If buying a car is still too expensive, look into leasing a car.

3. Boost Your Down Payment

The more money you can pay up front, the less your monthly payments will be. Try to save up as much as possible before starting your car search. If you can wait for a dream car, take the time to stash away every little bit of cash possible for when the time is right.

4. Get a Longer Term for Repayment

Most borrowers, regardless of credit score, get a term of five or more years to keep the monthly payments manageable. Even with the additional accrued interest as a tradeoff for lower payments, getting a loan term of 72 or 84 months is becoming more common as the cost of vehicles continue to rise.

5. Pay Off Some Old Debt

When you complete an auto loan, lenders look at your debt-to-income (DTI) ratio to see if you can comfortably afford to continue making payments in case of an emergency. This is a ratio based on your total monthly debt to income. The lower your DTI, the more favorable you look to lenders; the higher your DTI, the less likely lenders are to give you a low interest rate or approve the amount you need to finance your car.

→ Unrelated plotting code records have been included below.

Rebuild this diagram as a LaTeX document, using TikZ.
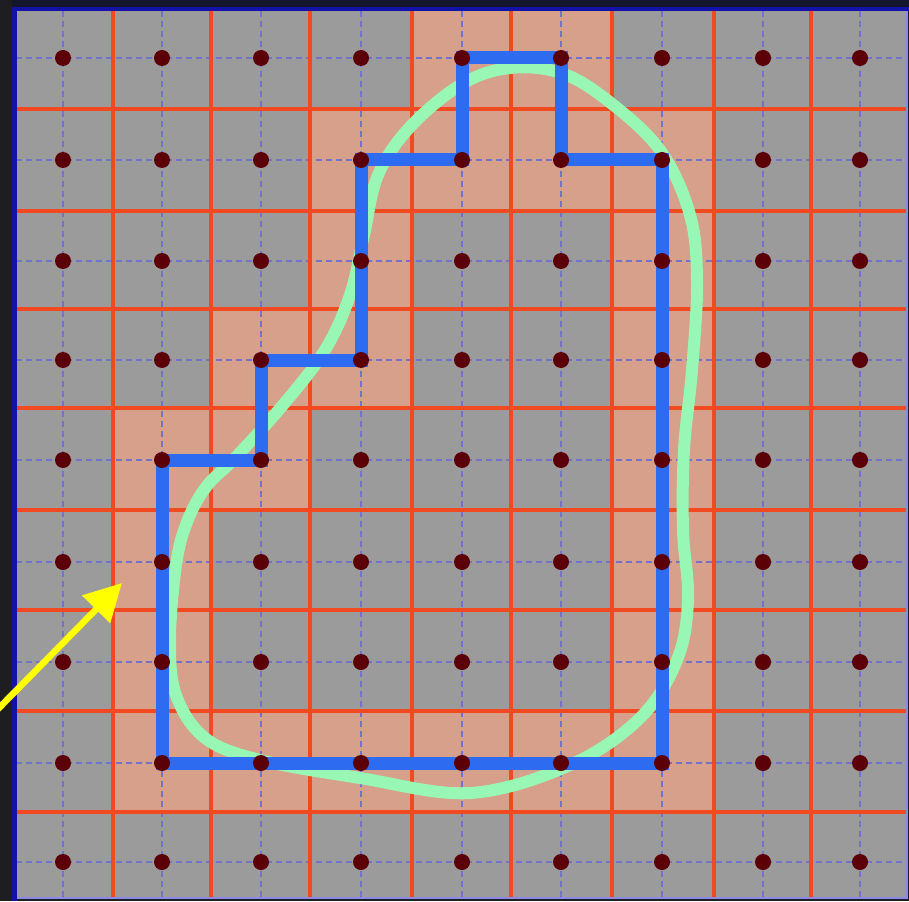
\documentclass[tikz,border=0pt]{standalone}
\usetikzlibrary{arrows.meta}
\definecolor{darkstrip}{HTML}{1E1E22}
\definecolor{topstrip}{HTML}{14162E}
\definecolor{frameblue}{HTML}{1212A6}
\definecolor{framelight}{HTML}{8A8AE6}
\definecolor{cellgray}{HTML}{9B9B9B}
\definecolor{cellpink}{HTML}{D7A08A}
\definecolor{gridred}{HTML}{F24A20}
\definecolor{dashblue}{HTML}{7272CC}
\definecolor{curvegreen}{HTML}{98F7B4}
\definecolor{polyblue}{HTML}{2D6BF0}
\definecolor{dotred}{HTML}{5C0008}
\definecolor{arrowyellow}{HTML}{FFFF00}
\tikzset{
  pinkcell/.style={fill=cellpink},
  redline/.style={draw=gridred, line width=3.5pt},
  dashline/.style={draw=dashblue, line width=1.5pt, dash pattern=on 6pt off 4pt},
  curvestyle/.style={draw=curvegreen, line width=12pt},
  polystyle/.style={draw=polyblue, line width=13pt, line join=miter},
  dotstyle/.style={fill=dotred},
  arrowstyle/.style={draw=arrowyellow, line width=6.5pt, -{Triangle[length=37pt,width=38pt]}}
}
\begin{document}
\begin{tikzpicture}[x=1pt,y=-1pt]
\useasboundingbox (0,0) rectangle (909,901);
% background strips
\fill[darkstrip] (0,0) rectangle (909,901);
\fill[topstrip] (12,0) rectangle (909,7);
\fill[cellgray] (16,11) rectangle (907,898);
% pink cells
\fill[pinkcell] (412,11) rectangle (612,109);
\fill[pinkcell] (310,109) rectangle (714,211);
\fill[pinkcell] (310,211) rectangle (412,309);
\fill[pinkcell] (612,211) rectangle (714,309);
\fill[pinkcell] (211,309) rectangle (412,408);
\fill[pinkcell] (612,309) rectangle (714,408);
\fill[pinkcell] (113,408) rectangle (310,510);
\fill[pinkcell] (612,408) rectangle (714,510);
\fill[pinkcell] (113,510) rectangle (211,711);
\fill[pinkcell] (612,510) rectangle (714,711);
\fill[pinkcell] (113,711) rectangle (714,812);
% dashed lines through dots
\foreach \y in {58,160,261,360,460,562,662,763,862}
  \draw[dashline] (16,\y) -- (907,\y);
\foreach \x in {63,162,261,361,462,561,662,763,860}
  \draw[dashline] (\x,11) -- (\x,898);
% red grid lines
\foreach \x in {113,211,310,412,511,612,714,811}
  \draw[redline] (\x,11) -- (\x,898);
\foreach \y in {109,211,309,408,510,610,711,812}
  \draw[redline] (16,\y) -- (907,\y);
% frame
\draw[framelight, line width=2pt] (16,898) -- (907,898) -- (907,11);
\fill[frameblue] (12,7) rectangle (909,11);
\fill[frameblue] (12,7) rectangle (17,901);
% dot coordinates
\foreach \x [count=\i from 0] in {63,162,261,361,462,561,662,763,860}
  \foreach \y [count=\j from 0] in {58,160,261,360,460,562,662,763,862}
    \coordinate (d\i\j) at (\x,\y);
% green curve
\draw[curvestyle] plot[smooth cycle, tension=0.6] coordinates {
  (462,84) (510,68) (561,73) (607,100) (660,150) (690,215) (697,283)
  (692,370) (684,450) (683,530) (688,600) (677,660) (640,718)
  (570,765) (470,793) (360,778) (260,760) (205,738) (176,695)
  (170,640) (176,565) (187,522) (206,487) (235,458) (283,405)
  (325,350) (350,295) (364,235) (378,175) (410,127)};
% blue polygon
\draw[polystyle] (d40) -- (d50) -- (d51) -- (d61) -- (d67) -- (d17)
  -- (d14) -- (d24) -- (d23) -- (d33) -- (d31) -- (d41) -- cycle;
% dots
\foreach \i in {0,...,8}
  \foreach \j in {0,...,8}
    \fill[dotstyle] (d\i\j) circle (8pt);
% yellow arrow
\coordinate (arrowtail) at (-4,711);
\coordinate (arrowtip) at (122,583);
\draw[arrowstyle] (arrowtail) -- (arrowtip);
\end{tikzpicture}
\end{document}
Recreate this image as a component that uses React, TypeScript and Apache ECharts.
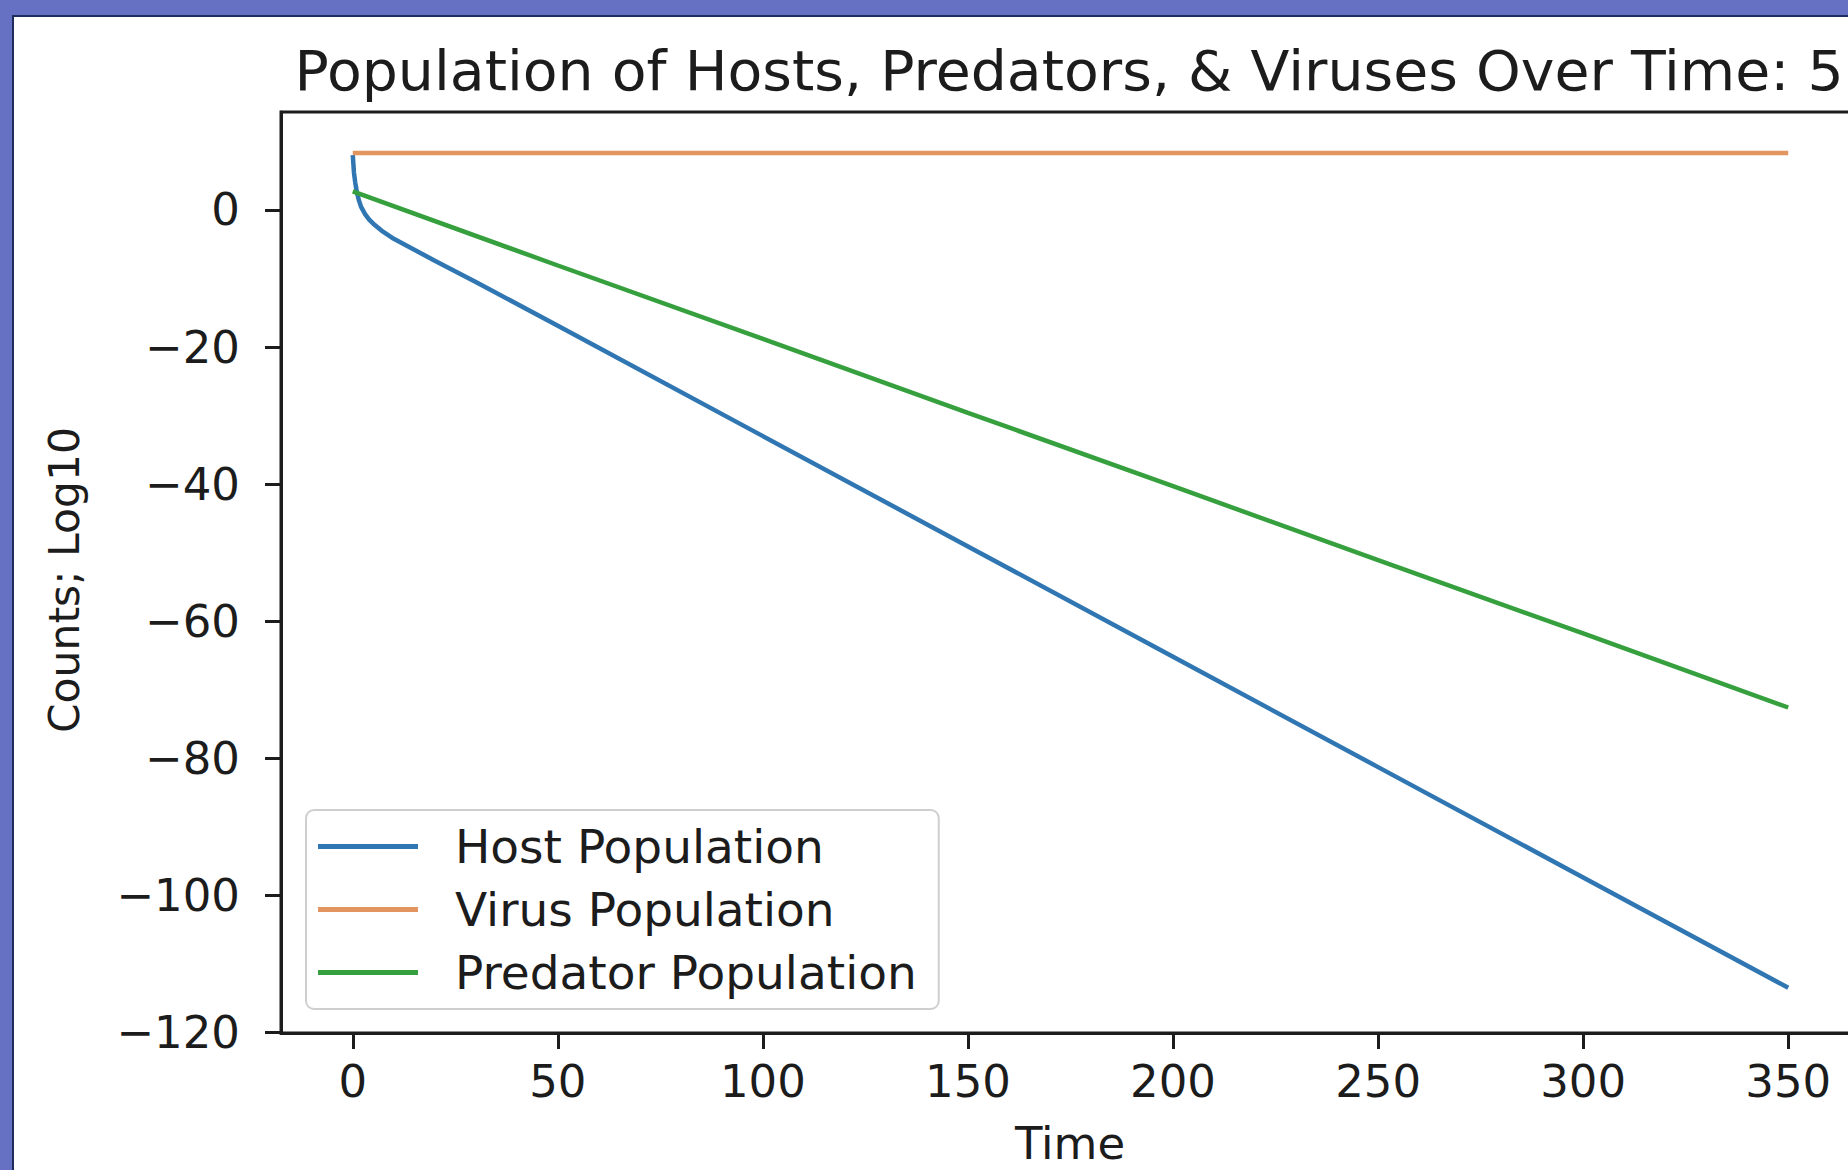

Pay off as much outstanding debt as you can before applying for a car loan. Whether that’s student loans, medical bills or credit cards, pay it to lower your DTI. This proves to lenders you’re responsible with credit.

Make sure to do some extensive research on the cost of your desired car as well as the cost of financing. A little preplanning and research can set you up for a positive car purchase experience and lay the groundwork for future purchases.